* **RAW DATA**:
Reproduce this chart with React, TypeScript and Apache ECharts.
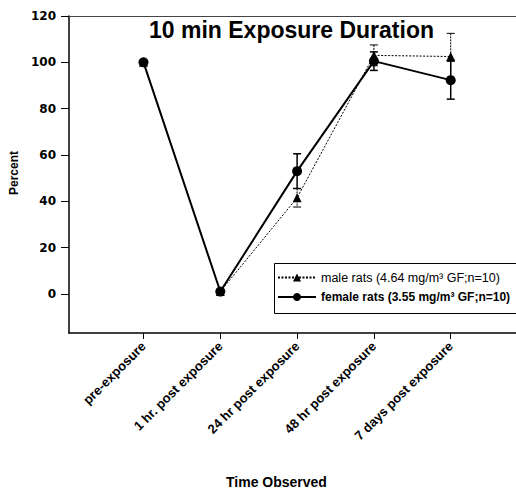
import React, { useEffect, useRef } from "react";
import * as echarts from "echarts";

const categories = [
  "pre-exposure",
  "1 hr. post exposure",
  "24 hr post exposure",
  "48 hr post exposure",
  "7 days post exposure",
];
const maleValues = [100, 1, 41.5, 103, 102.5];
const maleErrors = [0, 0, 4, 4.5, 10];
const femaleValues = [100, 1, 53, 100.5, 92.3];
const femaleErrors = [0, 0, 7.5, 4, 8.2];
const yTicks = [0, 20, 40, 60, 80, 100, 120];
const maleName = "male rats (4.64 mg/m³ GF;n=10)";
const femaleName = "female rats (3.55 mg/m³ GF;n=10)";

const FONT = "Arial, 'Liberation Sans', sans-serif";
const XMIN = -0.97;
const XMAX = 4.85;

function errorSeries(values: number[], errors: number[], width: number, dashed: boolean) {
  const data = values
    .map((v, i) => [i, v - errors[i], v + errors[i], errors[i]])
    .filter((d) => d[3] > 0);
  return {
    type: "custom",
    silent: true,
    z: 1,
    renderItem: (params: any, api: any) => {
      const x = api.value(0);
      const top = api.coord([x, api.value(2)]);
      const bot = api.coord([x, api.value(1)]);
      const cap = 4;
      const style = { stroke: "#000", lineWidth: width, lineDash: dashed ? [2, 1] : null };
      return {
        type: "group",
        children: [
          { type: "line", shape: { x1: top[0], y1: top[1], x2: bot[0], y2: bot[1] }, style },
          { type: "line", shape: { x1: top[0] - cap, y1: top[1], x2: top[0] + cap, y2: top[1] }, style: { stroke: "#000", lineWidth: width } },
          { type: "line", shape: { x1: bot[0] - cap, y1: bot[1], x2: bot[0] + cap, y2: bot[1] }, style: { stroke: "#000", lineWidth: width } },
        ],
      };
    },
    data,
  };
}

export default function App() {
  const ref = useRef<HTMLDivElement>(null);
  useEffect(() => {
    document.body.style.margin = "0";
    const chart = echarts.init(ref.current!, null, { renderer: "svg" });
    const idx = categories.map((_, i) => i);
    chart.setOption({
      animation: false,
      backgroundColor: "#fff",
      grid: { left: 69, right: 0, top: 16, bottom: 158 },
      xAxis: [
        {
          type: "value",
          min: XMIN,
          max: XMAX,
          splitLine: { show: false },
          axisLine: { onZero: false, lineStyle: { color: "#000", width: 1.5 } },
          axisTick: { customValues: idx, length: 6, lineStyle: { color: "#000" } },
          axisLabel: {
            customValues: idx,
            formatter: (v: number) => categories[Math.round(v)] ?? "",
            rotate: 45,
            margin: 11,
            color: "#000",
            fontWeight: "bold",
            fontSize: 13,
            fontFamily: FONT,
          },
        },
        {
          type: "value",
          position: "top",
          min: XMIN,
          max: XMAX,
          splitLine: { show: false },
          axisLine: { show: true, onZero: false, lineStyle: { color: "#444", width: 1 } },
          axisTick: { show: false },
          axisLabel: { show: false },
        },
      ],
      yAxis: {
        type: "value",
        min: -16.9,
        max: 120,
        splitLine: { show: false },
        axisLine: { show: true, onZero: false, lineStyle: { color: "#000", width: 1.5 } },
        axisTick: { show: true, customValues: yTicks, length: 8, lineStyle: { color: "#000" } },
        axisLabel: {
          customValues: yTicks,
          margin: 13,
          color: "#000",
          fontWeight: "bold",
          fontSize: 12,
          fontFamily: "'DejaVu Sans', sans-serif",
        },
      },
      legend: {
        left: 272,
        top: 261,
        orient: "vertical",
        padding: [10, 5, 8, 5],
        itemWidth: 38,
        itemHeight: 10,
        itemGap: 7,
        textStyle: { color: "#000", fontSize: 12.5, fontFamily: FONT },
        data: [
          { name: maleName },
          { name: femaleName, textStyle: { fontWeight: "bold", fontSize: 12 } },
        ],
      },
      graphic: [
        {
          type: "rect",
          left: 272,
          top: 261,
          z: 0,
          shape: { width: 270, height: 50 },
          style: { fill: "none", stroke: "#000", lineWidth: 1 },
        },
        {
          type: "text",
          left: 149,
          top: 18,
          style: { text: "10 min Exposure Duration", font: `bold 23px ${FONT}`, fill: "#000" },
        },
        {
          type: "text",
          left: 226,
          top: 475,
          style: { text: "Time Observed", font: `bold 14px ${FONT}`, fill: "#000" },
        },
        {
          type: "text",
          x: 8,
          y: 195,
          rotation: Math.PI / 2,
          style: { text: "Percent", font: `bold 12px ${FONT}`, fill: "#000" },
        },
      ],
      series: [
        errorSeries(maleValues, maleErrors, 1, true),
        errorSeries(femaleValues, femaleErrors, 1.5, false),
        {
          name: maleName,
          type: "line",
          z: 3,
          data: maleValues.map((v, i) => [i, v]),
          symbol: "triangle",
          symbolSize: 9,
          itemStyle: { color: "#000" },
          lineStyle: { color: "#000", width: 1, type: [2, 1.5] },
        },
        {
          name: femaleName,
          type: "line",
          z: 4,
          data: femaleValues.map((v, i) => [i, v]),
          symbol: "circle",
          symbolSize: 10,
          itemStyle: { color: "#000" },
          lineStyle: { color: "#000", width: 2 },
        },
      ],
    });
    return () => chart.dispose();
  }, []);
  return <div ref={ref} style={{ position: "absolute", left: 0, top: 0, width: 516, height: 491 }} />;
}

* **EXERCISE DESCRIPTION**:
Return the full material word for word. Do not include the pictures.

* **WORKED ANSWER**:
Reproduce this chart with React, TypeScript and Apache ECharts.
import React, { useEffect, useRef } from "react";
import * as echarts from "echarts";

const categories = [
  "pre-exposure",
  "1 hr. post exposure",
  "24 hr post exposure",
  "48 hr post exposure",
  "7 days post exposure",
];
const maleValues = [100, 1, 41.5, 103, 102.5];
const maleErrors = [0, 0, 4, 4.5, 10];
const femaleValues = [100, 1, 53, 100.5, 92.3];
const femaleErrors = [0, 0, 7.5, 4, 8.2];
const yTicks = [0, 20, 40, 60, 80, 100, 120];
const maleName = "male rats (4.64 mg/m³ GF;n=10)";
const femaleName = "female rats (3.55 mg/m³ GF;n=10)";

const FONT = "Arial, 'Liberation Sans', sans-serif";
const XMIN = -0.97;
const XMAX = 4.85;

function errorSeries(values: number[], errors: number[], width: number, dashed: boolean) {
  const data = values
    .map((v, i) => [i, v - errors[i], v + errors[i], errors[i]])
    .filter((d) => d[3] > 0);
  return {
    type: "custom",
    silent: true,
    z: 1,
    renderItem: (params: any, api: any) => {
      const x = api.value(0);
      const top = api.coord([x, api.value(2)]);
      const bot = api.coord([x, api.value(1)]);
      const cap = 4;
      const style = { stroke: "#000", lineWidth: width, lineDash: dashed ? [2, 1] : null };
      return {
        type: "group",
        children: [
          { type: "line", shape: { x1: top[0], y1: top[1], x2: bot[0], y2: bot[1] }, style },
          { type: "line", shape: { x1: top[0] - cap, y1: top[1], x2: top[0] + cap, y2: top[1] }, style: { stroke: "#000", lineWidth: width } },
          { type: "line", shape: { x1: bot[0] - cap, y1: bot[1], x2: bot[0] + cap, y2: bot[1] }, style: { stroke: "#000", lineWidth: width } },
        ],
      };
    },
    data,
  };
}

export default function App() {
  const ref = useRef<HTMLDivElement>(null);
  useEffect(() => {
    document.body.style.margin = "0";
    const chart = echarts.init(ref.current!, null, { renderer: "svg" });
    const idx = categories.map((_, i) => i);
    chart.setOption({
      animation: false,
      backgroundColor: "#fff",
      grid: { left: 69, right: 0, top: 16, bottom: 158 },
      xAxis: [
        {
          type: "value",
          min: XMIN,
          max: XMAX,
          splitLine: { show: false },
          axisLine: { onZero: false, lineStyle: { color: "#000", width: 1.5 } },
          axisTick: { customValues: idx, length: 6, lineStyle: { color: "#000" } },
          axisLabel: {
            customValues: idx,
            formatter: (v: number) => categories[Math.round(v)] ?? "",
            rotate: 45,
            margin: 11,
            color: "#000",
            fontWeight: "bold",
            fontSize: 13,
            fontFamily: FONT,
          },
        },
        {
          type: "value",
          position: "top",
          min: XMIN,
          max: XMAX,
          splitLine: { show: false },
          axisLine: { show: true, onZero: false, lineStyle: { color: "#444", width: 1 } },
          axisTick: { show: false },
          axisLabel: { show: false },
        },
      ],
      yAxis: {
        type: "value",
        min: -16.9,
        max: 120,
        splitLine: { show: false },
        axisLine: { show: true, onZero: false, lineStyle: { color: "#000", width: 1.5 } },
        axisTick: { show: true, customValues: yTicks, length: 8, lineStyle: { color: "#000" } },
        axisLabel: {
          customValues: yTicks,
          margin: 13,
          color: "#000",
          fontWeight: "bold",
          fontSize: 12,
          fontFamily: "'DejaVu Sans', sans-serif",
        },
      },
      legend: {
        left: 272,
        top: 261,
        orient: "vertical",
        padding: [10, 5, 8, 5],
        itemWidth: 38,
        itemHeight: 10,
        itemGap: 7,
        textStyle: { color: "#000", fontSize: 12.5, fontFamily: FONT },
        data: [
          { name: maleName },
          { name: femaleName, textStyle: { fontWeight: "bold", fontSize: 12 } },
        ],
      },
      graphic: [
        {
          type: "rect",
          left: 272,
          top: 261,
          z: 0,
          shape: { width: 270, height: 50 },
          style: { fill: "none", stroke: "#000", lineWidth: 1 },
        },
        {
          type: "text",
          left: 149,
          top: 18,
          style: { text: "10 min Exposure Duration", font: `bold 23px ${FONT}`, fill: "#000" },
        },
        {
          type: "text",
          left: 226,
          top: 475,
          style: { text: "Time Observed", font: `bold 14px ${FONT}`, fill: "#000" },
        },
        {
          type: "text",
          x: 8,
          y: 195,
          rotation: Math.PI / 2,
          style: { text: "Percent", font: `bold 12px ${FONT}`, fill: "#000" },
        },
      ],
      series: [
        errorSeries(maleValues, maleErrors, 1, true),
        errorSeries(femaleValues, femaleErrors, 1.5, false),
        {
          name: maleName,
          type: "line",
          z: 3,
          data: maleValues.map((v, i) => [i, v]),
          symbol: "triangle",
          symbolSize: 9,
          itemStyle: { color: "#000" },
          lineStyle: { color: "#000", width: 1, type: [2, 1.5] },
        },
        {
          name: femaleName,
          type: "line",
          z: 4,
          data: femaleValues.map((v, i) => [i, v]),
          symbol: "circle",
          symbolSize: 10,
          itemStyle: { color: "#000" },
          lineStyle: { color: "#000", width: 2 },
        },
      ],
    });
    return () => chart.dispose();
  }, []);
  return <div ref={ref} style={{ position: "absolute", left: 0, top: 0, width: 516, height: 491 }} />;
}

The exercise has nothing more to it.